Cleethorpes RUFC
- Full name: Cleethorpes Rugby Union Football Club
- Union: Notts, Lincs & Derbyshire RFU
- Nickname: The Meggies
- Founded: 1979; 47 years ago
- Location: Cleethorpes, England
- Region: Lincolnshire
- Ground(s): Wilton Fields, Wilton road, Grimsby
- Chairman: Nathan Phillips
- President: Kev Davidson
- League: Midlands 4 East (North)
- 2019–20: 3rd
| Team kit |

Official website
- www.pitchero.com/clubs/cleethorpes

= Cleethorpes RUFC =

English rugby union team based in Cleethorpes, North East Lincolnshire

Cleethorpes Rugby Union Football Club is an English rugby union team based in Cleethorpes, North East Lincolnshire. Established in 1979, the first XV currently plays in Midlands 4 East (North) following their promotion as champions of Midlands 5 East (South) at the end of the 2017-18 season. The club runs two senior sides and seven junior sides. Cleethorpes play their home games at Wilton Fields, and their previous grounds include Taylor’s Avenue, Lucarly's and Lindsey School Rugby Pitches.

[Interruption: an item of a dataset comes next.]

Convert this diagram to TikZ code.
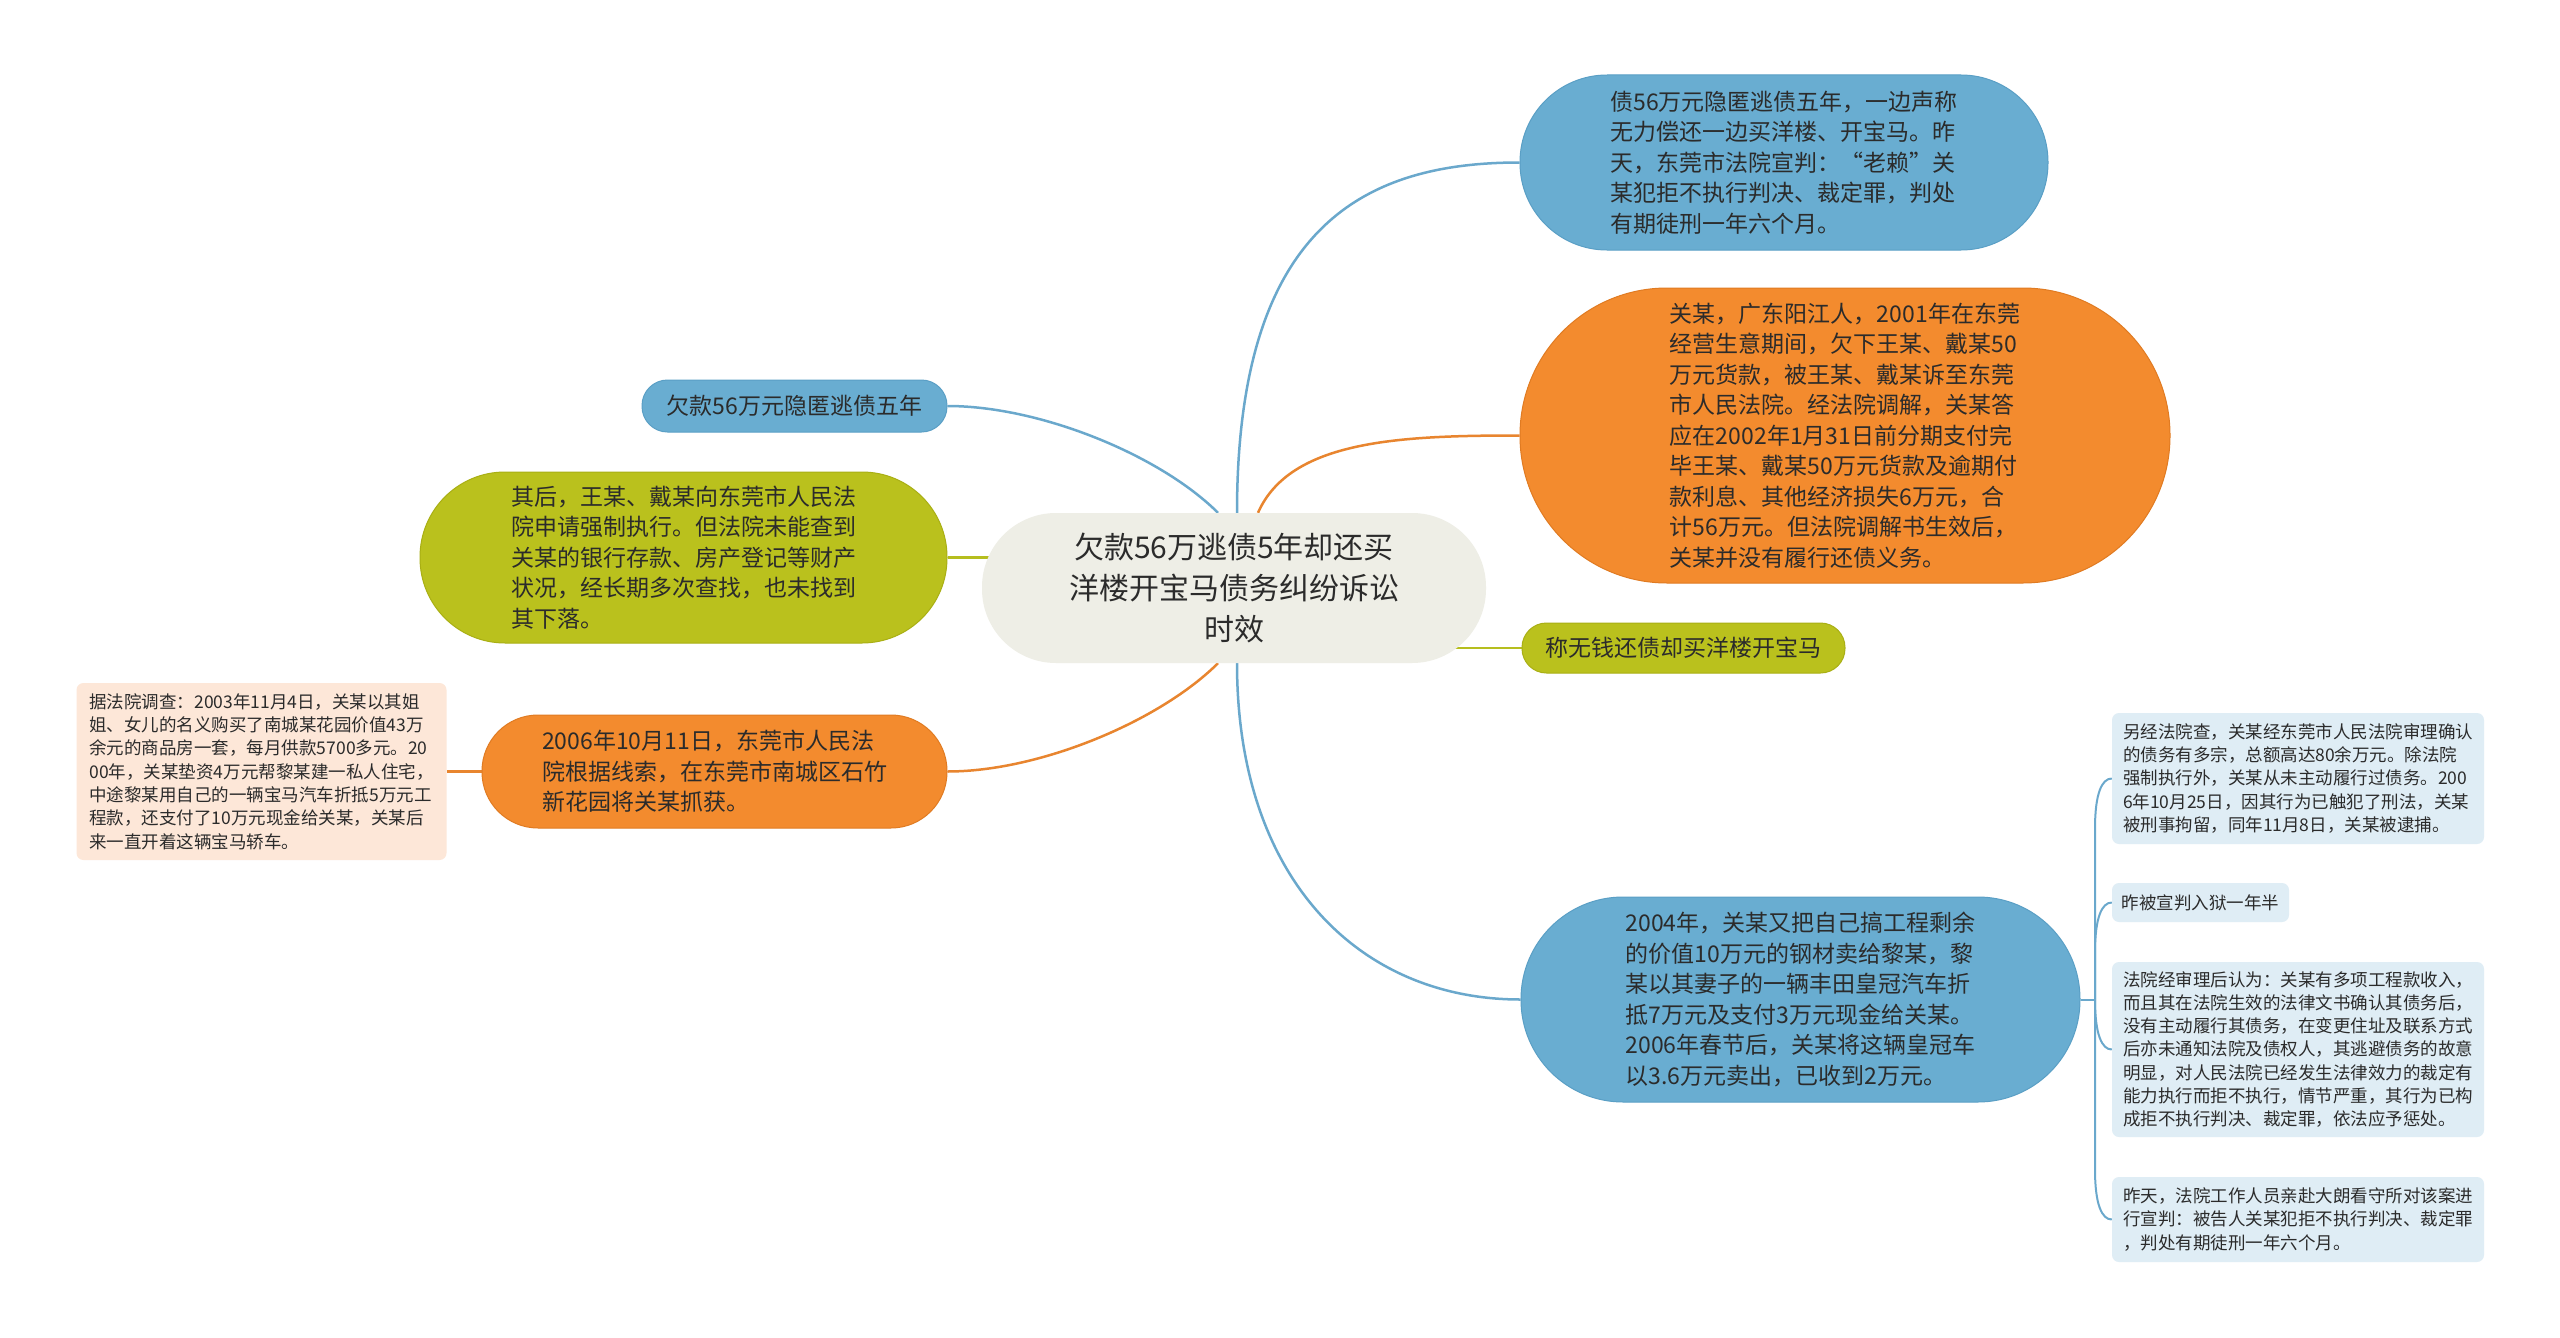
\documentclass[tikz,border=0pt]{standalone}
\usepackage{fontspec}
\setmainfont{Noto Sans CJK SC}
\usetikzlibrary{calc,backgrounds}
\definecolor{cblue}{HTML}{69ADD1}
\definecolor{cbluedk}{HTML}{5A9FC5}
\definecolor{corange}{HTML}{F38B2E}
\definecolor{corangedk}{HTML}{E07B22}
\definecolor{cgreen}{HTML}{BAC11D}
\definecolor{cgreendk}{HTML}{A9AF14}
\definecolor{ccenter}{HTML}{EEEEE6}
\definecolor{cpeach}{HTML}{FDE7D8}
\definecolor{cnote}{HTML}{DFEDF5}
\definecolor{txt}{HTML}{2B2B2B}
\definecolor{lblue}{HTML}{6AA8CC}
\definecolor{lorange}{HTML}{E8852F}
\definecolor{lgreen}{HTML}{B6BE1E}
\begin{document}
\begin{tikzpicture}[x=1pt,y=-1pt,
  box/.style={inner sep=0pt, align=left, text=txt, font=\fontsize{23}{30.5}\selectfont},
  bluebox/.style={box, fill=cblue, draw=cbluedk, line width=1pt},
  orangebox/.style={box, fill=corange, draw=corangedk, line width=1pt},
  greenbox/.style={box, fill=cgreen, draw=cgreendk, line width=1pt},
  notebox/.style={inner sep=0pt, align=left, text=txt, rounded corners=7pt, font=\fontsize{17.5}{23.3}\selectfont},
  lb/.style={draw=lblue, line width=2.5pt},
  lo/.style={draw=lorange, line width=2.5pt},
  lg/.style={draw=lgreen, line width=2.5pt},
  lb2/.style={draw=lblue, line width=2pt}
]
\useasboundingbox (0,0) rectangle (2560,1338);

% central topic
\node[fill=ccenter, inner sep=0pt, rounded corners=74pt, minimum width=504pt, minimum height=150pt,
      align=center, text=txt, font=\fontsize{30}{41}\selectfont] (c) at (1234,588)
  {欠款56万逃债5年却还买\\洋楼开宝马债务纠纷诉讼\\时效};

% right side
\node[bluebox, rounded corners=87pt, minimum width=528pt, minimum height=175pt] (tb) at (1784,162.5)
  {债56万元隐匿逃债五年，一边声称\\无力偿还一边买洋楼、开宝马。昨\\天，东莞市法院宣判：“老赖”关\\某犯拒不执行判决、裁定罪，判处\\有期徒刑一年六个月。};

\node[orangebox, rounded corners=147pt, minimum width=650pt, minimum height=295pt] (ro) at (1845,435.5)
  {关某，广东阳江人，2001年在东莞\\经营生意期间，欠下王某、戴某50\\万元货款，被王某、戴某诉至东莞\\市人民法院。经法院调解，关某答\\应在2002年1月31日前分期支付完\\毕王某、戴某50万元货款及逾期付\\款利息、其他经济损失6万元，合\\计56万元。但法院调解书生效后，\\关某并没有履行还债义务。};

\node[greenbox, rounded corners=24.5pt, minimum width=323pt, minimum height=50pt] (rg) at (1683.5,648)
  {称无钱还债却买洋楼开宝马};

\node[bluebox, rounded corners=102pt, minimum width=559pt, minimum height=205pt] (bb) at (1800.5,999.5)
  {2004年，关某又把自己搞工程剩余\\的价值10万元的钢材卖给黎某，黎\\某以其妻子的一辆丰田皇冠汽车折\\抵7万元及支付3万元现金给关某。\\2006年春节后，关某将这辆皇冠车\\以3.6万元卖出，已收到2万元。};

% right notes
\node[notebox, fill=cnote, minimum width=372pt, minimum height=131pt] (n1) at (2298,778.5)
  {另经法院查，关某经东莞市人民法院审理确认\\的债务有多宗，总额高达80余万元。除法院\\强制执行外，关某从未主动履行过债务。200\\6年10月25日，因其行为已触犯了刑法，关某\\被刑事拘留，同年11月8日，关某被逮捕。};
\node[notebox, fill=cnote, minimum width=177pt, minimum height=39pt] (n2) at (2200.5,902.5)
  {昨被宣判入狱一年半};
\node[notebox, fill=cnote, minimum width=372pt, minimum height=175pt] (n3) at (2298,1049.5)
  {法院经审理后认为：关某有多项工程款收入，\\而且其在法院生效的法律文书确认其债务后，\\没有主动履行其债务，在变更住址及联系方式\\后亦未通知法院及债权人，其逃避债务的故意\\明显，对人民法院已经发生法律效力的裁定有\\能力执行而拒不执行，情节严重，其行为已构\\成拒不执行判决、裁定罪，依法应予惩处。};
\node[notebox, fill=cnote, minimum width=372pt, minimum height=85pt] (n4) at (2298,1219.5)
  {昨天，法院工作人员亲赴大朗看守所对该案进\\行宣判：被告人关某犯拒不执行判决、裁定罪\\，判处有期徒刑一年六个月。};

% left side
\node[bluebox, rounded corners=25.5pt, minimum width=305pt, minimum height=52pt] (lb) at (794.5,406)
  {欠款56万元隐匿逃债五年};

\node[greenbox, rounded corners=85pt, minimum width=527pt, minimum height=171pt] (lgr) at (683.5,557.5)
  {其后，王某、戴某向东莞市人民法\\院申请强制执行。但法院未能查到\\关某的银行存款、房产登记等财产\\状况，经长期多次查找，也未找到\\其下落。};

\node[orangebox, rounded corners=56pt, minimum width=465pt, minimum height=113pt] (lor) at (714.5,771.5)
  {2006年10月11日，东莞市人民法\\院根据线索，在东莞市南城区石竹\\新花园将关某抓获。};

\node[notebox, fill=cpeach, minimum width=370pt, minimum height=177pt] (pn) at (261.5,771.5)
  {据法院调查：2003年11月4日，关某以其姐\\姐、女儿的名义购买了南城某花园价值43万\\余元的商品房一套，每月供款5700多元。20\\00年，关某垫资4万元帮黎某建一私人住宅，\\中途黎某用自己的一辆宝马汽车折抵5万元工\\程款，还支付了10万元现金给关某，关某后\\来一直开着这辆宝马轿车。};

\coordinate (br) at (2095,999.5);

\begin{scope}[on background layer]
  \fill[white] (0,0) rectangle (2560,1338);
  % right connectors
  \draw[lb] ([xshift=3pt]c.north) .. controls (1237,230) and (1360,162.5) .. (tb.west);
  \draw[lo] ([xshift=24pt]c.north) .. controls (1290,440) and (1400,435.5) .. (ro.west);
  \draw[lg] (c.center |- rg.west) -- (rg.west);
  \draw[lb] ([xshift=3pt]c.south) .. controls (1237,880) and (1360,999.5) .. (bb.west);
  % left connectors
  \draw[lb] ([xshift=-16pt]c.north) .. controls (1160,455) and (1040,406) .. (lb.east);
  \draw[lg] (c.center |- lgr.east) -- (lgr.east);
  \draw[lo] ([xshift=-16pt]c.south) .. controls (1160,721) and (1040,771.5) .. (lor.east);
  \draw[lo] (pn.east) -- (lor.west);
  % bracket to notes
  \draw[lb2] (bb.east) -- (br);
  \draw[lb2] (br) -- ($(br|-n1.west)+(0,50)$) .. controls ($(br|-n1.west)+(0,15)$) and ($(n1.west)+(-10,0)$) .. (n1.west);
  \draw[lb2] (br) -- ($(br|-n2.west)+(0,50)$) .. controls ($(br|-n2.west)+(0,15)$) and ($(n2.west)+(-10,0)$) .. (n2.west);
  \draw[lb2] (br) -- ($(br|-n3.west)+(0,-50)$) .. controls ($(br|-n3.west)+(0,-15)$) and ($(n3.west)+(-10,0)$) .. (n3.west);
  \draw[lb2] (br) -- ($(br|-n4.west)+(0,-50)$) .. controls ($(br|-n4.west)+(0,-15)$) and ($(n4.west)+(-10,0)$) .. (n4.west);
\end{scope}
\end{tikzpicture}
\end{document}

The club's home colours are navy, gold, and white. They get their nickname of 'The Meggies' from the nickname for the residents of the town.

==History==
The club was established in 1979 when a group of schoolteachers from Lindsey School, led by Ian Brown, Lee Stephens, and Ron Duffield, were annoyed by the fact that after their students left school, they gave up rugby. They invited players to a meeting at Cleethorpes Cricket Club and Cleethorpes Rugby Club was born. The club's first competitive game took place at RAF Waddington, against a team fielded by the air base. Cleethorpes lost this match, the final score being 29-10. During the 1990s, the club experienced a decline. During this period, it could only turn out one team. However, the club held many charity events during this period, such as publishing a Calendar Girls-style calendar. In recent years, the club have experienced better fortunes, now being able to turn out two senior sides, and several junior sides. The first XV were relegated in the 2015-16 season to the Midlands 5 East (North) after lingering around the bottom half of the Midlands 4 East (North) for a number of seasons.

==Personnel==
===Club Officials===
- President: ENG Kevin Davidson
- Chairman: ENG Nathan Phillips
- Secretary: ENG Phillip Cass

==Honours==
- Notts, Lincs & Derbyshire 4 champions (2): 1988–89, (Note: 1988–89 title was for Notts, Lincs & Derbyshire 4 East.) 1994–95
- Notts, Lincs & Derbyshire 3 champions: 1997–98
- Midlands 5 East (North) champions (2): 2007–08, 2017–18 (Note: 2007-08 league title was won during period when Midlands 5 East (North) was split into two divisions known as Midlands 6 East (North-East) and Midlands 6 East (North-West) - Cleethorpes won the north-east division.)